As discussed above the Court cannot take judicial notice of these facts and cannot grant the motion on this ground.   

Defendants next argue that Defendants Ahola and Sisu Construction, Inc. cannot be bound by the CC&Rs because Lareau is the sole owner and in possession of the property, and the CC&Rs bind only the property owners and their heirs, personal representatives, or assigns.[1]    

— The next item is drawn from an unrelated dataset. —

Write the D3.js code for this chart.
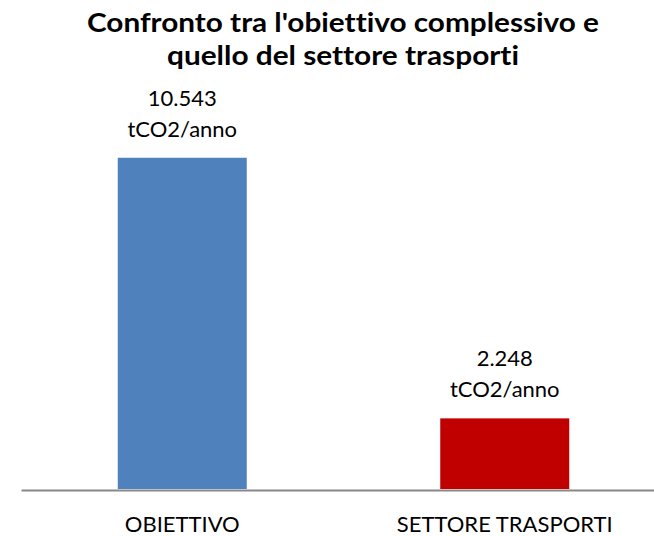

As Defendants argue, “[w]hat is bound by an equitable servitude enforceable under CC&Rs is a parcel, a lot, in a subdivided tract, not an individual who has no ownership interest in the lot.  [Citation.]  ‘[W]hen the owner of a subdivided tract conveys the various parcels in the tract by deeds containing appropriate language imposing restrictions on each parcel as part of a general plan of restrictions common to all the parcels and designed for their mutual benefit, mutual equitable servitudes are thereby created in favor of each parcel as against all the others.  [Citation.]’ [Citation.]’”  (Martin v. Bridgeport Community Assn., Inc. (2009) 173 Cal.App.4th 1024, 1036.)  

The FAC alleges that “Defendant ERIN LAREAU … is the sole owner, and in possession and control of, real property consisting of land and improvements constituting a single family residence at the address commonly known as 2645 Desmond Estates Rd., Los Angeles, CA 90046.” (FAC, 2; Shirvanyan v. Los Angeles Community College District (2020) 59 Cal.App.5th 82, 100 [“The complaint’s allegations are ‘“a judicial admission”’ that concede ‘“the truth of [the] matter”’ and have ‘“the effect of removing it from the issues.”’ [Citations]”].) 

            The CC&Rs also state:

NOW THEREFORE, THE UNDERSIGNED DO HEREBY, as owners of the aforementioned real property, impose on such property, and each and every parcel thereof, the following provisions, restrictions and covenants, hereinafter referred to as ‘covenants’, which shall apply to and bind the undersigned and all parties hereafter acquiring title to any of said parcels, their heirs, personal representatives and assigns.

(Exhibit A to the FAC, p. 4, 10.) The FAC does not allege that Ahola and Sisu Corporation are owners of the property, or heirs, personal representatives, or assigns of Lareau.

Plaintiffs have not shown they can amend the FAC to allege facts sufficient to show a claim for breach of the CC&Rs against Ahola and Sisu Corporation. The Court grants the motion as to Defendants Ahola and Sisu Corporation without leave to amend. The Court denies the motion as to Defendant Lareau.

            The parties’ briefs also address the issue of what relief can be awarded at the bench trial. The fourth cause of action alleges that Defendants breached the CC&Rs by engaging in a business on the Lareau property, which “is aggravated by the facts…that the business is noisy, disruptive, and a nuisance.” Plaintiffs also allege Defendants breached the CC&R’s by constructing structures not built and maintained “exclusively for private residence purposes.” (FAC ¶ 40.) In paragraph 41, Plaintiffs seek an injunction stopping this alleged wrongful conduct because “there is no adequate remedy at law due to the difficulty of determining the precise amount of damages…” In paragraph 42, Plaintiffs seek emotional distress damages for interference with their enjoyment of the property.

“A party who is damaged by a violation of the CC&R's may seek money damages.” (Cutujian v. Benedict Hills Estates Assn. (1996) 41 Cal.App.4th 1379, 1385.) Here, however, all of Plaintiffs’ emotional distress claims arise from alleged interference with their enjoyment of the property caused by noise and disruption. The jury rejected these claims for emotional distress damages in Phase 1 of this trial. Plaintiffs do not allege separate or distinct emotional distress arising solely from the claimed violation of the CC&Rs.

The Court will adopt the jury’s conclusion on the issue of emotional distress damages; that will not be relitigated at the bench trial. "Issues adjudicated in earlier phases of a bifurcated trial are binding in later phases of that trial and need not be relitigated." (Arntz Contracting Co. v. St. Paul Fire & Marine Ins. Co. (1996) 47 Cal.App.4th 464, 487.) "Where legal claims are first tried by a jury and equitable claims later tried by a judge, the trial court must follow the jury's factual determinations on common issues of fact." (Hoopes v. Dolan (2008) 168 Cal.App.4th 146.) 

The bench trial will be limited to the issues of whether the CC&Rs were properly revoked, and if not, whether the Court should enjoin any ongoing breach of the CC&Rs.

           



[1] The Court rejects Plaintiffs’ argument that Lareau may not make arguments on behalf of Ahola and Sisu. Their attorneys signed the motion.